The Alternative for Germany (AfD)’s upcoming party conference on July 4-5 will come as the national populist organisation leads in both national and state polls in the former East Germany. Its political momentum is leading many, especially on the Left, to renew calls to ban the party as unconstitutional. Such a move would likely damage German democracy to no effect; it would irrevocably damage relations with the United States.
The AfD scares the traditional centrist parties for many reasons. The Left is frightened by its anti-migration stance and staunch defence of traditional German culture. The Right is scared by its anti-NATO and anti-European Union stances. Both sides are scared by the party’s flirtation with Nazi slogans and symbols, a continual provocation that raises questions about the motivation of some in the party as well as about whether the party is serious about governing modern Germany.
These concerns have long caused AfD opponents to seek to outlaw it. The German Constitution sought to prevent any possible recurrence of the Nazi horror that had destroyed the nation. Article 21 (2) of the Basic Law establishes that parties which seek to undermine or abolish the country’s democracy. The party’s virulent foes argue that its platform, provocative behaviours, and close relations with Russia’s government satisfy that standard.

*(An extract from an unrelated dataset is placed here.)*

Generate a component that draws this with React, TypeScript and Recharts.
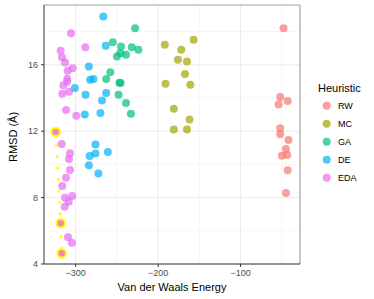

It is difficult to see how such an act can succeed. As historian Katja Hoyer has pointed out, the Weimar Republic did ban and repress the Nazi Party following its failed 1923 putsch. The party nonetheless persisted and quickly found ways around the ban, including the party’s legalisation within the state of Thuringia – which is today an AfD stronghold. Short of imprisoning everyone associated with the Nazi leadership, which even Weimar was unwilling to do and which no one who seeks to ban AfD proposes, simply making certain slogans, party names, and organisations illegal will do nothing to stop the people.
Belgium offers a clear example of a ban’s futility. In 2004, Belgian courts ruled that a Flemish nationalist party, Vlaams Blok, had violated an anti-racism law and moved to ban it. The party pre-empted that move by reorganising itself into a new party, Vlaams Belang. That party has remained intact since and leads in the most recent national polls.
The AfD would surely take similar steps to recast itself should a ban appear impending. AfD’s voters would surely gravitate toward that new entity, and some Germans might even join it out of sympathy for having been persecuted by the traditional parties. If the German establishment thinks an AfD winning 29 per cent in recent polls is threatening, imagine their reactions to a recast party polling at 35 percent.
A ban would also very likely permanently damage German-American relations. President Donald Trump and his administration have already made it clear that they believe European leaders need to tackle the immigration and cultural questions much as the AfD and fellow conservative populist parties want. Vice President JD Vance has already praised AfD and argued that German parties should not exclude it automatically from government, the practice known in Germany as the Brandmauer (firewall). Banning the party would surely intensify their sentiments toward Germany and the EU establishment generally.
A ban would also dramatically reduce support for NATO within the Republican Party. The party’s dominant conservative populist wing already has negative feelings toward the alliance, according to the most recent in-depth Pew Research survey. Banning a party that they perceive advocates for policies similar to their own would surely intensify those sentiments and make bipartisan support for NATO very difficult to maintain.
Trump would also likely retaliate by removing as many troops from Germany as is feasible. He has long spoken about doing this and occasionally has taken minor or abortive steps to do so. Trump views himself as the victim of a decade of lawfare to prevent him and his supporters from winning power. He surely would see banning AfD through that lens and decide that a country that would do that is not one worth defending.
Europeans typically do not understand how deeply Americans of all parties care about free elections and democracy. The nation celebrates its independence on July 4 because that is when the Declaration of Independence was signed, not because that is the day the Revolutionary War was won. That Declaration is a soaring document which exalts individual rights and the right of a people to govern itself.
Take that unifying sentiment away from America and it ceases to be a nation. Take the sentiment away from one’s own nation by denying a third of its citizens the right to freely participate in elections and Americans, especially populist Republicans, will decide that your country fundamentally rejects American values.
The way to defeat AfD is to remove the reasons why people support it. Solve the immigration crisis, stop hobbling the economy with Green New Deal mandates, stop the replacement of traditional national ideals with a vague progressive internationalism. Nations that have moved in that direction, such as Denmark on immigration, have seen support for populism stagnate or fall.
Using anti-democratic means to stop democratic sentiment will be as futile as King Canute trying to command the tide to stop, and lead to an already dependent Europe being cast on its own resources by America. Rational Germans should resist that temptation and instead get to work doing what democracies ae meant to do, solve public problems consistent with what the mores and reason of their citizens demand.